A couple security researchers claim to have cracked the netflix dataset. The claims of success appear somewhat overstated to me, but the method of attack is valid and could plausibly be substantially improved so as to reveal the movie preferences of a small fraction of Netflix users.
The basic idea is to use a heuristic similarity function between ratings in a public database (from IMDB) and an anonymized database (Netflix) to link ratings in the private database to public identities (in IMDB). They claim to have linked two of a few dozen IMDB users to anonymized netflix users.
The claims seem a bit inflated to me, because (a) knowing the IMDB identity isn’t equivalent to knowing the person and (b) the claims of statistical significance are with respect to a model of the world they created (rather than one they created).
Overall, this is another example showing that complete privacy is hard.

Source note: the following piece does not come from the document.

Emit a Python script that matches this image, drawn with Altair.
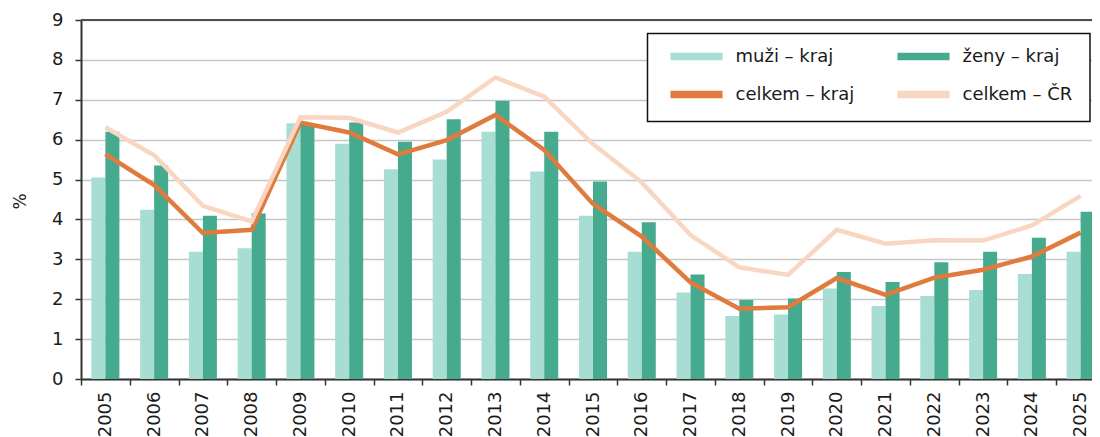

It may be worth remembering that there are some substantial benefits from the Netflix challenge as well—we (as a society) have learned something about how to do collaborative filtering which is useful beyond just recommending movies.
Very interesting — not sure about your point “(a) about the IMDB identity not being equivalent to knowing the person” — since the userid’s can be searched.
I went to IMDB, plucked a user name for the first movie link I could find, and did a search on google for the first userid (AlmostFamous7) — got 114 results:
google: AlmostFamous7
A quick scan of the abstracts from the search crawl + index produced information about location (and lifestyle choices?) of a user with the same id (though possibly not the same person of course):
TS/TV/TG Seeking Women in New Zealand
almostfamous7 50 T. Wellington, New Zealand. Wink, Email. Hotlist, Invite as friend. Ask me for a photo. kiwiwood 41 T. Palm Nth, Wairarapa, New Zealand ..
… please feel free to edit or delete this comment 🙂
If they were facebook they would start responding to comments for user A on imdb like: user A also likes .
Privacy violation lies in the gap between what was intentionally revealed by a person (presumably as above) and what was unintentionally revealed via a partial join with anonymized data. Given that so much is known about this person online already, not much more information may be revealed.